• _WHAT YOU NEED TO DO_
Comb the records below for the string "this" and copy each line where it turns up.

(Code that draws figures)
◆ ◆ ◆

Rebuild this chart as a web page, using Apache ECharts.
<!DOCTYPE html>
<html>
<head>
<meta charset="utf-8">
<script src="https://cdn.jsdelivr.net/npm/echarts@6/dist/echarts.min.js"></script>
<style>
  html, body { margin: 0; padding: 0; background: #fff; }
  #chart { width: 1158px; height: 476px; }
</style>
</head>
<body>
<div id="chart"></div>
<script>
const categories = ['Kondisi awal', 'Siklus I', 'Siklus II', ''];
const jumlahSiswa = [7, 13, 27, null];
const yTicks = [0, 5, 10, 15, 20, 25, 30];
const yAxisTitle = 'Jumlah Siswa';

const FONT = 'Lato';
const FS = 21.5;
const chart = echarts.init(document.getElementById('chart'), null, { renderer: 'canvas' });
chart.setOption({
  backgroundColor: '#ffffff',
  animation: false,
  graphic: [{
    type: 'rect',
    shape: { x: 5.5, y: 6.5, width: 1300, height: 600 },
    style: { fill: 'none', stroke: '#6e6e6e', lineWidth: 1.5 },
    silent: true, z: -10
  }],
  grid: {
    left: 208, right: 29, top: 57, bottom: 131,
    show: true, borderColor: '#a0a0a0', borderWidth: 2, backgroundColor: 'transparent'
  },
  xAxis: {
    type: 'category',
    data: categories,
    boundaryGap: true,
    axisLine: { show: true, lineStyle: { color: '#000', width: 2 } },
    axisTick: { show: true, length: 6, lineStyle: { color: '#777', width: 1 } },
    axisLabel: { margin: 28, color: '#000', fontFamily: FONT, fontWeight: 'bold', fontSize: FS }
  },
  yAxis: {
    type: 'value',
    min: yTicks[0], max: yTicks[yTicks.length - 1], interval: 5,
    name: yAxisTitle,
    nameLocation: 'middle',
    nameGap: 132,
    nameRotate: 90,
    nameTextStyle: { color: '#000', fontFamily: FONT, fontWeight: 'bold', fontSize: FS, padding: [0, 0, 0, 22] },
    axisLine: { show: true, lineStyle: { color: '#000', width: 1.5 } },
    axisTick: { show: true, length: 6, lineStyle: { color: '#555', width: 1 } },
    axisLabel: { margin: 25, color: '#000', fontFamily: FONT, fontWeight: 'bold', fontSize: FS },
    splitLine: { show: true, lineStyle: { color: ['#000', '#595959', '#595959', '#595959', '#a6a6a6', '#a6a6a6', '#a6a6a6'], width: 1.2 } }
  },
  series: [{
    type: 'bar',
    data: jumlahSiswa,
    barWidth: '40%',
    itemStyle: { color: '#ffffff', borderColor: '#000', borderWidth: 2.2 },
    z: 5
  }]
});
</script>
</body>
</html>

◆ ◆ ◆

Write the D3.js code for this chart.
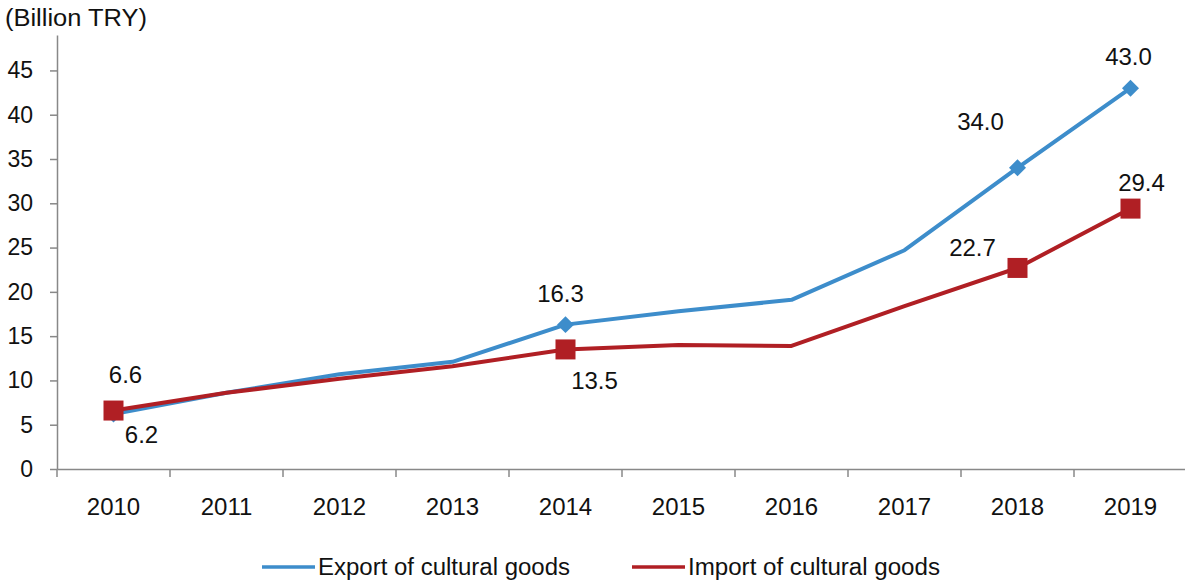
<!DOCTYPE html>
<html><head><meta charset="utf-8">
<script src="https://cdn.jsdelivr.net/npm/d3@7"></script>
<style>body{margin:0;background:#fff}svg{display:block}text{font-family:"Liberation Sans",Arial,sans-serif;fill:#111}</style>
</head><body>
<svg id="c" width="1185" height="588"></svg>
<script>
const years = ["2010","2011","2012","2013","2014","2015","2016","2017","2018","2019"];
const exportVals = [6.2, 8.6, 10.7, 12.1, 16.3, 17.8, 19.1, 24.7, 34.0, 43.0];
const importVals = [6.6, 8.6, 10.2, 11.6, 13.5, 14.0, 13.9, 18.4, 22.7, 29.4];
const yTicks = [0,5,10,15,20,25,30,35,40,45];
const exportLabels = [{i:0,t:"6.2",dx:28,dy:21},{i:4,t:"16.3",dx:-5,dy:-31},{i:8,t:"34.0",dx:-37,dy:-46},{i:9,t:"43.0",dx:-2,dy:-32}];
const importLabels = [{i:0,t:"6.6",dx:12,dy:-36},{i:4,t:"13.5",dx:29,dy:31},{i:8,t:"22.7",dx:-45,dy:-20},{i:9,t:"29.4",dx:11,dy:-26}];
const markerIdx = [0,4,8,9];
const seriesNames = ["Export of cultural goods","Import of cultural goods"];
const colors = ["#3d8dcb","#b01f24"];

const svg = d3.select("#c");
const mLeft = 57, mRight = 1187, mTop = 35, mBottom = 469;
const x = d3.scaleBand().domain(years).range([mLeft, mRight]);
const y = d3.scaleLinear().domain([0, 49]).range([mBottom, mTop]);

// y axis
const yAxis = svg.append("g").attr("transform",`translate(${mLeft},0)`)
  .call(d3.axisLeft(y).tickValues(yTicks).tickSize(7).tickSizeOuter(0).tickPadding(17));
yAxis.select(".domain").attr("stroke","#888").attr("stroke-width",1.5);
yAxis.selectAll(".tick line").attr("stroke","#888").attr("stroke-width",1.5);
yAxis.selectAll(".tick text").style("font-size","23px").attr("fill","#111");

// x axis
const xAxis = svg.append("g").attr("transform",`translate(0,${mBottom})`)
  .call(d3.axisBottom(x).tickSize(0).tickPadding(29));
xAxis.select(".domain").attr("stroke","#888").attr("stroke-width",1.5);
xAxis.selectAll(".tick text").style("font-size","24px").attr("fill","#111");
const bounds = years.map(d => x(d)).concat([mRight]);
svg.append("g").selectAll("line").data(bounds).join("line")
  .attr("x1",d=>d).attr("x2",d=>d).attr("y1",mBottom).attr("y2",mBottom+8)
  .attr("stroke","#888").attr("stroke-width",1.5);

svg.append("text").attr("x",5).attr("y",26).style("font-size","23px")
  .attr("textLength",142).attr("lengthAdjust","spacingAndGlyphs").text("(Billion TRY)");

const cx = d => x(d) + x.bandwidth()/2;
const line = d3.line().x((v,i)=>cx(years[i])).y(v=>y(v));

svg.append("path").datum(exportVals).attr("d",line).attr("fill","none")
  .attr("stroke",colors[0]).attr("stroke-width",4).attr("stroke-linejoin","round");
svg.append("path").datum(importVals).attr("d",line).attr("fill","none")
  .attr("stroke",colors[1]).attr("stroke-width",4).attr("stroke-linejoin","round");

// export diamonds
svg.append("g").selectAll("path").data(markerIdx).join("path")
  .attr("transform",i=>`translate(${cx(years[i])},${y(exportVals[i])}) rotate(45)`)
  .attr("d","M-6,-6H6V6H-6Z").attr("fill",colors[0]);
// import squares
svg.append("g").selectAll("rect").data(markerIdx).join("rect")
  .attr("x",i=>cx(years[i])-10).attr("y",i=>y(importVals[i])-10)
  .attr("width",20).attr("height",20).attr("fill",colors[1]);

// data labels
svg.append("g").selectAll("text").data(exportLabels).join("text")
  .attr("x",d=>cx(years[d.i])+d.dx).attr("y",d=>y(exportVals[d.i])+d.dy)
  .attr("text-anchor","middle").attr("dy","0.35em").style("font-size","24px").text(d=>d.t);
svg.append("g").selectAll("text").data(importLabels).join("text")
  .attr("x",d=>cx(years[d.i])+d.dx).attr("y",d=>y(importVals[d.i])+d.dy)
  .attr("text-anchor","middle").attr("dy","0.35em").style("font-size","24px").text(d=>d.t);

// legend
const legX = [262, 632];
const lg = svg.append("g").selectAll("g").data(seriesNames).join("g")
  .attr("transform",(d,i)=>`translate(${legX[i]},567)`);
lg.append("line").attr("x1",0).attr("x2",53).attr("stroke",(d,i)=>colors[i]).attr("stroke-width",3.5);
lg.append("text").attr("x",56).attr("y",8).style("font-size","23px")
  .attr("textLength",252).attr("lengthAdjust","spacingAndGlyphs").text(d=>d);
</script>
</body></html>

◆ ◆ ◆

• _RESPONSE TO THE TASK_
Rebuild this chart as a web page, using Apache ECharts.
Write the D3.js code for this chart.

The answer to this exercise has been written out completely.